While it's not available everywhere, you can still buy Windows 7 on a fair number of machines. It sounds like you just need a moderate priced laptop with Microsoft Office. Dell actually has some models within your price range that come with Windows 7 on their Web site, if you were happy with your last choice there.
Am I missing something? I seem to be able to drive around all day listening to my music or podcasts on the headset, and there's still plenty of battery left. The only thing I can put a finger on is that I close any unused apps, but I assume everyone does this.
Not missing something per se -- just that not everyone is going to have the same exact ezperience. Battery life varies from device to device depending on user behavior and environmental factors, plus the ability to keep a charge does degrade over time -- so no, you're not imagining it when it seems like your laptop battery doesn't last as long as it used to.
So some CEO, at whatever that recent conference was, bemoaned the state of internet speeds in the US. Basically said we were no better than a third-world country. Is this true? 'Cause my internet at home is pretty darn fast.
I believe you're referring to comments from Masayoshi Son, founder and president of Softbank and chairman of Sprint, made at the recent Code conference.
First, we should make clear that Son was talking about wireless Internet speeds, not wired ones. He has motive in raising this point, for sure, since he's trying to buy T-Mobile by arguing a deal like that would improve broadband speeds.
But it is true that some parts of the U.S., mostly rural areas, have really abysmal Internet speeds. We're a big country and our population distribution is pretty unique, in the world.
Son's picture -- he cited stats saying that they reach 700 mbps in parts of Japan on Softbank's LTE vs. the 2.6 mpbs in the U.S. (stats there are from 2012) --is likely more dire and dramatic than the reality, but there's definitely more the U.S. could do if it wants to get every American connected to high-speed broadband.

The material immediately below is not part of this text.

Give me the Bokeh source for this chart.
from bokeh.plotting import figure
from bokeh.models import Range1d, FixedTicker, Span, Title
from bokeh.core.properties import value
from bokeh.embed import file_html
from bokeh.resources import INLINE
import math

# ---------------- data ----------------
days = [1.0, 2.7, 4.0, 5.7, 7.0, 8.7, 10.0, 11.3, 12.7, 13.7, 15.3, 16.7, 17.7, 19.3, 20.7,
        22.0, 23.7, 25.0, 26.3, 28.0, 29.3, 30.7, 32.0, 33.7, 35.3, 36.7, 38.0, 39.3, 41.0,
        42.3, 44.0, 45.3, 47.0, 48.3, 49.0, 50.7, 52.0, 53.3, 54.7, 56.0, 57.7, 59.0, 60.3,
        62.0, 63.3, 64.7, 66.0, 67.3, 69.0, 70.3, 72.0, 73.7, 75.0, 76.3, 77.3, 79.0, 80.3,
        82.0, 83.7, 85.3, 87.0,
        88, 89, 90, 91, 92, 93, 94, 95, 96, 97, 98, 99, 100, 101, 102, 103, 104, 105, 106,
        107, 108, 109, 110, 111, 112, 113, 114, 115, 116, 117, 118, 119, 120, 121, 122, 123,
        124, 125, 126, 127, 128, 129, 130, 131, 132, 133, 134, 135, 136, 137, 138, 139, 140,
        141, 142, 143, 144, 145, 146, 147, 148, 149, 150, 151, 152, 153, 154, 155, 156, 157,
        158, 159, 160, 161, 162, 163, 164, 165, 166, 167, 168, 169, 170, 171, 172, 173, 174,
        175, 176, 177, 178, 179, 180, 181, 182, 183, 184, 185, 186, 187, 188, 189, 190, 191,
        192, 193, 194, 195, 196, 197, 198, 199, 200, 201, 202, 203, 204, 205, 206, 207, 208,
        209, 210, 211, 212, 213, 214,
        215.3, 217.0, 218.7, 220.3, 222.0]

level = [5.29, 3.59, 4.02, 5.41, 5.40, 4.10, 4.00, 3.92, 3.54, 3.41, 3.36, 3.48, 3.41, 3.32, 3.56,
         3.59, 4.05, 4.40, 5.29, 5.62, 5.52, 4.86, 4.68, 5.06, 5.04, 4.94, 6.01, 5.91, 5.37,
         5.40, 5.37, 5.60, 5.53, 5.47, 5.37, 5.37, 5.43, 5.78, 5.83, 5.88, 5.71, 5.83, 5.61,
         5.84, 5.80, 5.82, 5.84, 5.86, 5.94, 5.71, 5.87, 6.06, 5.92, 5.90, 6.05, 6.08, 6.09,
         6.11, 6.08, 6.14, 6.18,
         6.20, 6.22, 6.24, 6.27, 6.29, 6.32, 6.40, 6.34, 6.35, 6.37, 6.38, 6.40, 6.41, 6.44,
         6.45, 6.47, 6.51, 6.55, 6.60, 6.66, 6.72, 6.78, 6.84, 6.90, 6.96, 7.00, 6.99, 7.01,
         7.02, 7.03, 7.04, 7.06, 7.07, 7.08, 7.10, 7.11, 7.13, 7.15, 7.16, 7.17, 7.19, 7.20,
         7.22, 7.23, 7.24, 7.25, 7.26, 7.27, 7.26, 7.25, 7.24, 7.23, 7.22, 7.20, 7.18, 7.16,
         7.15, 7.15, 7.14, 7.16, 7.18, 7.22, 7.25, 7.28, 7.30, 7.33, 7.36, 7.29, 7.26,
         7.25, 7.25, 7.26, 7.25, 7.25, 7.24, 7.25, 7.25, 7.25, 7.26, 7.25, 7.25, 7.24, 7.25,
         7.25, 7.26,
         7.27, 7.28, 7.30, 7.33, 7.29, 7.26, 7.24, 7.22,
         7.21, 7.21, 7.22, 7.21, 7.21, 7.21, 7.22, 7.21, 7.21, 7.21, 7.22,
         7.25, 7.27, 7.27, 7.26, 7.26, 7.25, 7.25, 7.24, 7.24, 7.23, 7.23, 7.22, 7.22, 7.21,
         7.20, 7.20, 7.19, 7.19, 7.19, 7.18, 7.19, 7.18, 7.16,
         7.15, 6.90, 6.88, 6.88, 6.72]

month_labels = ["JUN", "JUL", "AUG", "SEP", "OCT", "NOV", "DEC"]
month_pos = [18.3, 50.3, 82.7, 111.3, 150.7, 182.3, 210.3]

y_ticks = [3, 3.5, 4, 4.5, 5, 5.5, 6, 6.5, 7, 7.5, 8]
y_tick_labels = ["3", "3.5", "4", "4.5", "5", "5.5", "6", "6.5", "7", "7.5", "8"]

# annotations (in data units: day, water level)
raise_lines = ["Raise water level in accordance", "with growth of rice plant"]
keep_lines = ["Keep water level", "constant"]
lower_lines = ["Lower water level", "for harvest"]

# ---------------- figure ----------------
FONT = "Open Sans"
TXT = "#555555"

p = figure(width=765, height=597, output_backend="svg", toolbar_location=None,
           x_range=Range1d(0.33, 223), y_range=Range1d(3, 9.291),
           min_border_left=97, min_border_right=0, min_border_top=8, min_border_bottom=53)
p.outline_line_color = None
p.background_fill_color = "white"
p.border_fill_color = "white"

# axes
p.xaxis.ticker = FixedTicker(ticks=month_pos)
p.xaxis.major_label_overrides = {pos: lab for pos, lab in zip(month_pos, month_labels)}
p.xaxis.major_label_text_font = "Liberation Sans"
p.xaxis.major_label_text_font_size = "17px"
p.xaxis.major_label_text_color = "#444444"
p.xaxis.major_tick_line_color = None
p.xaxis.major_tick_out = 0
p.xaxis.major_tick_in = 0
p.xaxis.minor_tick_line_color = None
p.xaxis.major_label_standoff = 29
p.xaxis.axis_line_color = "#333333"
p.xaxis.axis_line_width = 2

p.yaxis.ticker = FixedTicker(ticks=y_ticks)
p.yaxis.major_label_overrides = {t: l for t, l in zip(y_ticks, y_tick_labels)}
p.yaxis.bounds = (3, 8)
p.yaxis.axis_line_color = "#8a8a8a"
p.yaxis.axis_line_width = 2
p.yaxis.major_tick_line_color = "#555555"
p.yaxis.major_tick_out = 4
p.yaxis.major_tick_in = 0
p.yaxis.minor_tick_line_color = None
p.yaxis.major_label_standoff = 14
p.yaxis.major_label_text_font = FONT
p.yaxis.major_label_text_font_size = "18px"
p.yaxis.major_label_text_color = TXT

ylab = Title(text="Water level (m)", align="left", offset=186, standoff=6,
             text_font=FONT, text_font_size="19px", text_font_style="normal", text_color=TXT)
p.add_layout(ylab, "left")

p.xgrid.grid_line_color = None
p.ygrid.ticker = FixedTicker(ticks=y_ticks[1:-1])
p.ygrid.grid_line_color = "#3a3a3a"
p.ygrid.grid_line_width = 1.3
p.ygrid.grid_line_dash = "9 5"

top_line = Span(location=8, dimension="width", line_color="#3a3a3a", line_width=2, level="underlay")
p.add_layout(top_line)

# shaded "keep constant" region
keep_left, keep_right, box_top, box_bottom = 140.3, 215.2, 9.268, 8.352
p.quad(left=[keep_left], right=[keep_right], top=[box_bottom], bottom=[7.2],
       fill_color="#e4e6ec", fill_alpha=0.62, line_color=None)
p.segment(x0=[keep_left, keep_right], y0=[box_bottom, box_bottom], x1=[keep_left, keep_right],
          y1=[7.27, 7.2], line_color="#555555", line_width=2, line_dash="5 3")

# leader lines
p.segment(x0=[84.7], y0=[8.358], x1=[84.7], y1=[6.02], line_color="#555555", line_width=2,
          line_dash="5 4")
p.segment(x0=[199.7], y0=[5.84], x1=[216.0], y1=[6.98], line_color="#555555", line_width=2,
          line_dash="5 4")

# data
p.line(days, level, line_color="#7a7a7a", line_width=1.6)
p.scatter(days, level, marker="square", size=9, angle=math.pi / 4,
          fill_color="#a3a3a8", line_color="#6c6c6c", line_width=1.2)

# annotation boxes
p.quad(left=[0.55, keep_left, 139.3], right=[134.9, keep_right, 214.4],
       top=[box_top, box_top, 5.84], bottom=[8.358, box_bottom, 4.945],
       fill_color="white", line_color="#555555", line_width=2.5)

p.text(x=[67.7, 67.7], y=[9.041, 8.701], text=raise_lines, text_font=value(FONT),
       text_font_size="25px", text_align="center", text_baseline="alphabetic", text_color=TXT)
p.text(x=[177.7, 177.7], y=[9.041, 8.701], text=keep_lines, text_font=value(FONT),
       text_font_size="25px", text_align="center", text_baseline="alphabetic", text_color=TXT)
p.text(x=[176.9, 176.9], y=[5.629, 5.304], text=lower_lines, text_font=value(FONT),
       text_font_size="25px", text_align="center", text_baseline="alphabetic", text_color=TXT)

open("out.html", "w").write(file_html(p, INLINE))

This was a topic on reddit recently (http://www.reddit.com/r/funny/comments/1egnrr/i_officially_have_lost_all_hope_in_my_hospitals/ ) in response to an image that was mindboggling outside of this context of how the software used by some companies is lagging behind in terms of browser support. The pic: http://i.imgur.com/vOakVSj.jpg
I have a Surface, and use it much in the way that you described during your Surface 3 Pro review. It's a great machine to write on and perform simple tasks that are most easily completed on an actual computer. However, something that was missing, and an item that has continually bugged me about the Surface, is that the Windows App Store is severely lacking. If you do not have a Pro model that allows virtually any plugin to run on IE, the machine is severely hamstrung against its Android and Apple competitors in available content.